Given request
Tally the lines in the records underneath that contain the string "this", and state the figure by itself.

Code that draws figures
_____

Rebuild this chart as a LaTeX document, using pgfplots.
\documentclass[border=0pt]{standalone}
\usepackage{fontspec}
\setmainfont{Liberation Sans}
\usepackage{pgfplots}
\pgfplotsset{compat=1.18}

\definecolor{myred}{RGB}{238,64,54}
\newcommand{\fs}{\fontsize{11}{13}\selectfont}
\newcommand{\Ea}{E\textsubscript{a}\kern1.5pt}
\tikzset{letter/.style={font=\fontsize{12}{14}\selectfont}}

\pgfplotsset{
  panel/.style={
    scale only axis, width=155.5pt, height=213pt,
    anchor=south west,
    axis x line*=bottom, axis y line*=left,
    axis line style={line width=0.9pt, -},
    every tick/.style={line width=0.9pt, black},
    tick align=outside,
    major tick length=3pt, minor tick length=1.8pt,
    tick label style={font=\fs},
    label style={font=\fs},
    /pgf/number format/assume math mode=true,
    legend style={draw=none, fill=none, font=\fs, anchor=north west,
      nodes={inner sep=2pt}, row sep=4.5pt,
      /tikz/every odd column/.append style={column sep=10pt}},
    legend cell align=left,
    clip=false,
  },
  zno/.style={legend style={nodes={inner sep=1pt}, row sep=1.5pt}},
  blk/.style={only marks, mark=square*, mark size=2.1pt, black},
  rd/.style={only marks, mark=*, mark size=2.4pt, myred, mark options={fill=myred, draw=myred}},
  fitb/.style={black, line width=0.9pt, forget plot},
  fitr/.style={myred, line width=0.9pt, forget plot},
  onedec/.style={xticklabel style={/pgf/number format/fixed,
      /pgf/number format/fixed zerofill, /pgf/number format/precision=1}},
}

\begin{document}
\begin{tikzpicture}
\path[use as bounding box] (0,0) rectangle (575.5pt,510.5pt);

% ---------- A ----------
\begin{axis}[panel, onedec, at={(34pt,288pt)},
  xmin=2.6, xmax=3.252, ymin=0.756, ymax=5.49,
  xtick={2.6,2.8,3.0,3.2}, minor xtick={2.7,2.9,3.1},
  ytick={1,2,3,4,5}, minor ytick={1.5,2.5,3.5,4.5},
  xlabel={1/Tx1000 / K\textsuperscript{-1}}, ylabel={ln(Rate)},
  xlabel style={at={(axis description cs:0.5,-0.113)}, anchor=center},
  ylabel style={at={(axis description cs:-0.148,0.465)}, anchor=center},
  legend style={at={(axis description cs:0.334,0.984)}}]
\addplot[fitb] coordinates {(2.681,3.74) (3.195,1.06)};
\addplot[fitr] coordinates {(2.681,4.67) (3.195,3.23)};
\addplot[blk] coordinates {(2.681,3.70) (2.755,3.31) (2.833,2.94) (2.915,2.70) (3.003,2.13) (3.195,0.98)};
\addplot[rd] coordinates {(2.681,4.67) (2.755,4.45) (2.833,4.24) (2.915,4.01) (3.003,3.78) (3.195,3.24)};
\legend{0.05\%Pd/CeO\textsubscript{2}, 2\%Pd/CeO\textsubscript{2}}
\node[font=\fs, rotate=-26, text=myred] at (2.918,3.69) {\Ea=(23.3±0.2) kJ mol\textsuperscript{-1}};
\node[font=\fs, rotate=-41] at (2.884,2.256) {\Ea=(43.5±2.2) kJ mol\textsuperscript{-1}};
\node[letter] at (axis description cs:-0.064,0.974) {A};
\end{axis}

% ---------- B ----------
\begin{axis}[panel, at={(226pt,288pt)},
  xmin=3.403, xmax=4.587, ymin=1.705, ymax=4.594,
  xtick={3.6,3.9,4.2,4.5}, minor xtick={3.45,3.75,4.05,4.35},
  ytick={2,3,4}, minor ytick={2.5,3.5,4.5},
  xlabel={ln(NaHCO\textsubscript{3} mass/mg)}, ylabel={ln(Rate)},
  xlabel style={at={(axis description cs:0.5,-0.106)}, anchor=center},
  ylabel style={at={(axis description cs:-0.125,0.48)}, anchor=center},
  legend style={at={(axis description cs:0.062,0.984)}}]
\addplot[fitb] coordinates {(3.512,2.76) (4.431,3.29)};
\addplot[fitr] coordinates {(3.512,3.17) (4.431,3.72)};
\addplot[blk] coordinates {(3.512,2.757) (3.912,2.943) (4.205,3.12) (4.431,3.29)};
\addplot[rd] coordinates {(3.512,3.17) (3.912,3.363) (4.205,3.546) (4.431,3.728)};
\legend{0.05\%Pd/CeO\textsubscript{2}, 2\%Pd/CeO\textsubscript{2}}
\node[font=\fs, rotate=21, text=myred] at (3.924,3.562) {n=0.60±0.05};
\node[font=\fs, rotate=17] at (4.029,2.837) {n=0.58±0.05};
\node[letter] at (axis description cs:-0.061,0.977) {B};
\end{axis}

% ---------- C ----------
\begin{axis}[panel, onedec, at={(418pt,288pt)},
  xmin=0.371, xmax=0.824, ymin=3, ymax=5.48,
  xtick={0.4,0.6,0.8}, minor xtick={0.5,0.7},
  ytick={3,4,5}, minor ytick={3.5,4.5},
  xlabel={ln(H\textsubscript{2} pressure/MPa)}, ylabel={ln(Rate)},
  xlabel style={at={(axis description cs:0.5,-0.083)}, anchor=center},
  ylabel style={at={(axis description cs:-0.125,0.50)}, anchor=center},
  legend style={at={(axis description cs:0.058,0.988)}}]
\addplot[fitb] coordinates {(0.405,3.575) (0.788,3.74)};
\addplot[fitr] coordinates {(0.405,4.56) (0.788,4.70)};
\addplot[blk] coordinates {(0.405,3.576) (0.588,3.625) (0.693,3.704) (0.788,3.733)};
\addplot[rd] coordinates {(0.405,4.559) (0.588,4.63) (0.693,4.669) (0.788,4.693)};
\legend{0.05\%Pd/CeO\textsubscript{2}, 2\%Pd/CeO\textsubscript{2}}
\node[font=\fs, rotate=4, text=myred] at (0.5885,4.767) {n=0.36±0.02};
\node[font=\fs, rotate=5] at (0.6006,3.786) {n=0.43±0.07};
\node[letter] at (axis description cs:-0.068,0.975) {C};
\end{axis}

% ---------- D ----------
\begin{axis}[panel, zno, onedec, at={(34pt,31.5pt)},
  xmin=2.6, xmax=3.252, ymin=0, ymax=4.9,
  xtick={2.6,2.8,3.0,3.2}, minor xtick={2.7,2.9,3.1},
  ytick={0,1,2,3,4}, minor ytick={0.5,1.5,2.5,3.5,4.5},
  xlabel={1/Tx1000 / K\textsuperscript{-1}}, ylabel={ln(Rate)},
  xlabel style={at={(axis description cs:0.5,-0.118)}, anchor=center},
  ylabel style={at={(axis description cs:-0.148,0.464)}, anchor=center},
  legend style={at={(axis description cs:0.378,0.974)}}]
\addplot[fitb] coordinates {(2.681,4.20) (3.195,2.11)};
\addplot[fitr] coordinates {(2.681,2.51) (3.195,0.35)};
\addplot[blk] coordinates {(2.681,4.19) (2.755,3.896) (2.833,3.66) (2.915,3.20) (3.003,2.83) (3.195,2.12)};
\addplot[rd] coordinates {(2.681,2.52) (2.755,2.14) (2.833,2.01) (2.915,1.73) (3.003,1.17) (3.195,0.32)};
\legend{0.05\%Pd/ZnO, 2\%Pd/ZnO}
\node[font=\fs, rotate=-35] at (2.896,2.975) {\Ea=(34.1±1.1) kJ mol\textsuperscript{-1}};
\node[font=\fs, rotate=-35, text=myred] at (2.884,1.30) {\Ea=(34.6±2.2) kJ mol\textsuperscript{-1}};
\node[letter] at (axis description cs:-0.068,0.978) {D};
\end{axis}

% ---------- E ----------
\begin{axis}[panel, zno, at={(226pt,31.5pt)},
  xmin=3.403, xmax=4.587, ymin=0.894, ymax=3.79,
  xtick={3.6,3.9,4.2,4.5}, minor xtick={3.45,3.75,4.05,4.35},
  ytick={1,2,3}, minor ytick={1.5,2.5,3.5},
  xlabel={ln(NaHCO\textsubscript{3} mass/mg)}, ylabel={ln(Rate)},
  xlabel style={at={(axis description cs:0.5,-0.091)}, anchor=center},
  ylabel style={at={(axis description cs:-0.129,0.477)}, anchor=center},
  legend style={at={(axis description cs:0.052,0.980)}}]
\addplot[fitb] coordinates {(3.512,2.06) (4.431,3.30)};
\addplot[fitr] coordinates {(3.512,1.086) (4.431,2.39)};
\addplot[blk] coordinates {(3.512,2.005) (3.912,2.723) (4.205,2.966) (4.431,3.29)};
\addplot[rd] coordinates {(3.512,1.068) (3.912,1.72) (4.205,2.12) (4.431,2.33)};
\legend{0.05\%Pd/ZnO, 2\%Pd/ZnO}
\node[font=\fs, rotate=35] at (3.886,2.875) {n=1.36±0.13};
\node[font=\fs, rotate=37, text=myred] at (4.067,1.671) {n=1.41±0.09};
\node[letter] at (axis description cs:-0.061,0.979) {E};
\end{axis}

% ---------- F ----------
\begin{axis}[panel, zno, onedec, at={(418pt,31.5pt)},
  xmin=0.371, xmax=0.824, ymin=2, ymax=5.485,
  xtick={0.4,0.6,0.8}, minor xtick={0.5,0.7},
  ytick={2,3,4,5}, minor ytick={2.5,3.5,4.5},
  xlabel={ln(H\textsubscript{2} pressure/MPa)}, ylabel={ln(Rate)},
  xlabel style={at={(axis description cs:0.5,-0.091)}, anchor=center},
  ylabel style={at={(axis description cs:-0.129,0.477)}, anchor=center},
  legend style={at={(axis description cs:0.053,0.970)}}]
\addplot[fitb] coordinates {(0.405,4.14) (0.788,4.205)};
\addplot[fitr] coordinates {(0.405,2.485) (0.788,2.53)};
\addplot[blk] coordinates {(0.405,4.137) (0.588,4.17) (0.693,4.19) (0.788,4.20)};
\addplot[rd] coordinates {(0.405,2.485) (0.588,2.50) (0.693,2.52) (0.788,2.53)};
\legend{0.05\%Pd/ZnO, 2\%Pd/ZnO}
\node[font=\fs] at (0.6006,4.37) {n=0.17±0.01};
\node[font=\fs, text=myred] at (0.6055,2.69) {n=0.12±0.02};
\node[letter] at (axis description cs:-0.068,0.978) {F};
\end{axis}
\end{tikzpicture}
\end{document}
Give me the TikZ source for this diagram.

_____

Answer for the task
2